How is monetary policy useful given the COVID-19 shock?

In my last post I noted that the “supply or demand shock” framing for COVID-19 could be useful, but hid important elements – namely even when there is a real shock if we aren’t noticing rising factor prices (eg wages) there is a demand element.

Given current concerns most focus is on the question of how to deal with the consequences of a disaster now – in a way that doesn’t lower productive capacity in the future.  This is a good frame, and the New Zealand discussion has been strong relative to a lot of other countries.

However, even though a lot of the stores are closed now “demand” management is not just about that future – it needs to occur now as well.  As a result, monetary policy does have a role.

If the shops are closed how can demand management matter?

Closed shops due to COVID are a supply shock, as the price of the things they sell has essentially shot to infinity. But that isn’t the only effect.

Because in so far as resources can “transfer” into a better use during the crisis we want them to, this helps to reduce the fall in output, prevent hardships, and support businesses.  It is important to find ways to improve outcomes from these issues directly given that it is a “large temporary (but persistent) supply shock [eg business continuity loans, hardship payments, and employment protection] but demand policies – such as cuts to the official cash rate at QE – help with that transition.

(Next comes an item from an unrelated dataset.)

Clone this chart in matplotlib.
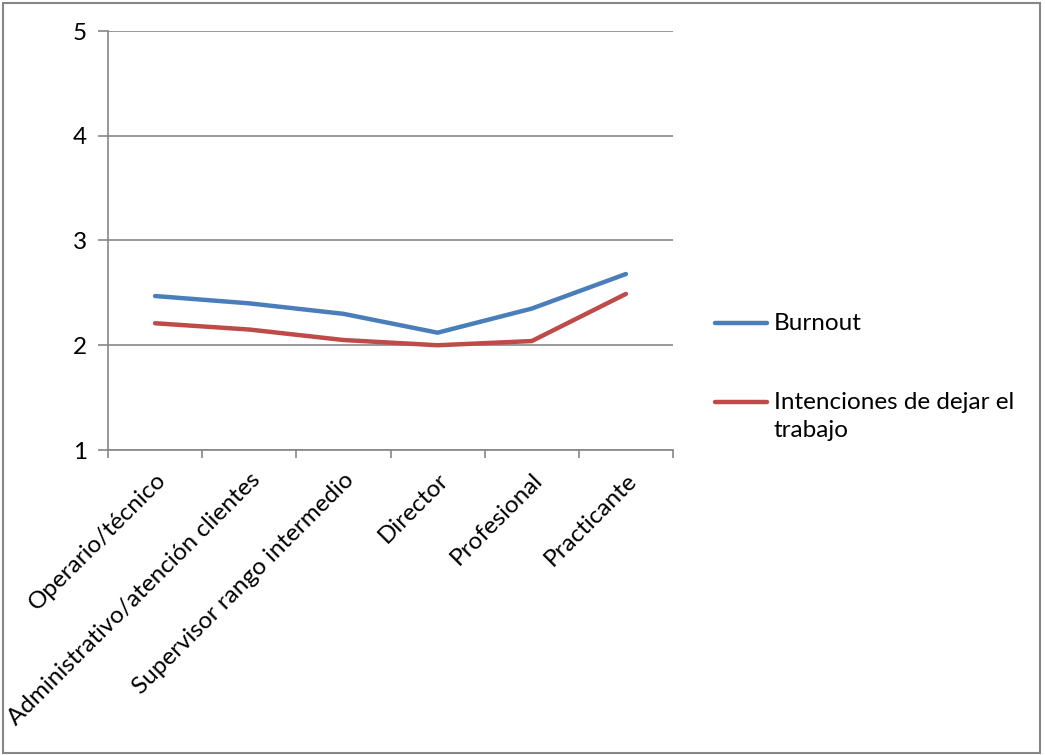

In this way, let’s get back to the nominal income (or NGDP targeting) idea. I have outlined this in two posts here and here.  In the second I noted that it gives people incentives to invest and take on actions knowing that, if they make a reasonable choice, they will experience a given increase in their nominal incomes.  This helps to support necessary transitions. 

Similarly, Ben Bernanke proposed an idea of temporary price level targeting, which recommends central banks keep rates ‘lower for longer’ . Bernanke believes it can help reduce longer-term rates and encourage spending today because of reduced expectations of future short-term interest rates and because of raising expected future inflation.

As a result, even if the unconventional monetary policy actions seem spent, and fiscal authorities do not want to bear further debt or risk, there remains a chance for central banks to promote level targeting.  And, unlike many other tools, level targeting appears extremely appropriate for dealing with a temporary but persistent supply shock – as it helps deal with coordination coming out of the shock given the certainty about nominal income or prices (depending on the target used).

It is too easy to say “this is a supply shock, we can do nothing” or “this is a temporary uninsurable supply shock, so the only thing that must be done is subsidies and loans”.  However, in a world with remote work and delivery, and an ability to substitute even service work to be done from distance, there is real potential for demand management to help keep businesses working and people employed as a complement to such supply policies.